La gestion de l’offre: une question de souveraineté

Sur une base régulière, on entend certains commentateurs remettre en question le système de la gestion de l’offre. On le dit exagérément biaisé en faveur des producteurs, comme s’il représentait une subvention massive et déguisée à leur avantage par l’ensemble de la population. Il représenterait, en fait, l’expression ultime d’un corporatisme agricole et il serait nécessaire, pour bien des consommateurs et des contribuables, d’en finir avec lui. C’est même le progrès qui en voudrait ainsi.

Il n’est pas certain que cette perspective soit la plus éclairée. En fait, elle révèle surtout un tropisme néolibéral de plus en plus puissant dans nos sociétés, qui veut qu’un marché pur, sans encadrement ni frontières, sans limites ni intervention étatique, soit le modèle optimal d’organisation sociale. À tout le moins, il s’agirait d’un idéal à poursuivre à travers la mondialisation et je note au passage qu’il anime le projet de libre-échange transatlantique dont je parlais dans ma chronique de février.

La question que pose la gestion de l’offre, au-delà de ses vertus et limites comme modèle de gestion de l’agriculture, c’est celle de la souveraineté nationale. Est-ce qu’un pays est en droit, aujourd’hui, de définir sa propre politique agricole? Peut-il aménager son espace, gérer ses ressources, organiser son marché, ou doit-il obligatoirement se dissoudre dans le grand tout de la mondialisation? Est-ce qu’un pays, autrement dit, peut faire le choix des politiques bonnes pour lui ou doit-il être privé de ses moyens d’agir, pour ne pas fausser la concurrence mondiale?

Avec raison, on me dira que ce problème ne touche pas seulement la politique agricole, mais plus largement, toutes les politiques qu’entend mener un État lorsqu’il entend défendre les intérêts spécifiques dont il est gardien. Un État peut de moins en moins directement financer un secteur économique particulier sans se voir accuser de protectionnisme avoué ou déguisé. On oublie toutefois que le libre-marché absolu, sans entrave, est surtout le droit donné aux petits de se faire manger par les gros.

Un État peut même de plus en plus difficilement défendre l’identité de son peuple puisque celle-ci doit se définir exclusivement à travers le culte des droits de l’homme mondialisé, comme si chaque pays devait démanteler sa culture historique et déconstruire son identité culturelle pour se transformer en terrain de jeu pour les citoyens du monde qui voient dans les mœurs, traditions et coutumes de chaque peuple autant d’obstacles détestables entravant l’unification économico-juridique de l’humanité.

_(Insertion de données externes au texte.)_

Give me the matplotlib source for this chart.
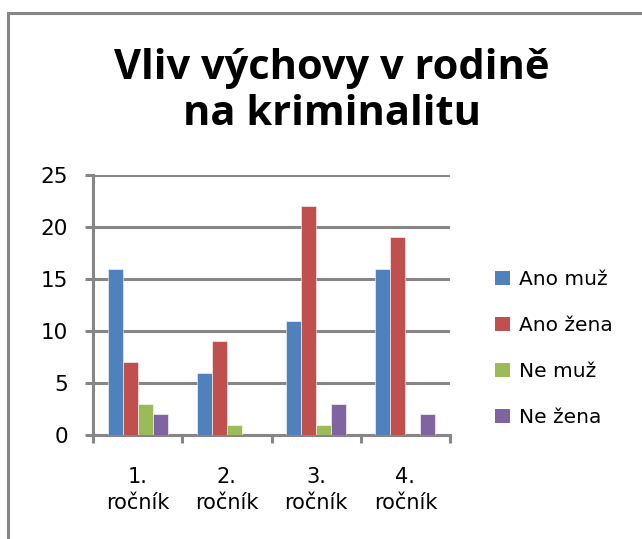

J’en reviens à la gestion de l’offre. On devrait garder à l’esprit la chose suivante: c’est dans l’intérêt du Québec de conserver une agriculture dynamique, forte, vivante, et c’est le rôle de l’État de définir un cadre assurant la prospérité de ce secteur de notre économie. Et ceux qui s’en indignent au nom d’un contribuable cherchant à sauver trois sous devraient se souvenir que ce contribuable est aussi citoyen et qu’il est plus riche d’un pays avec sa propre production agricole que d’un pays déserté, devenu terrain vague, qui abandonnerait les siens.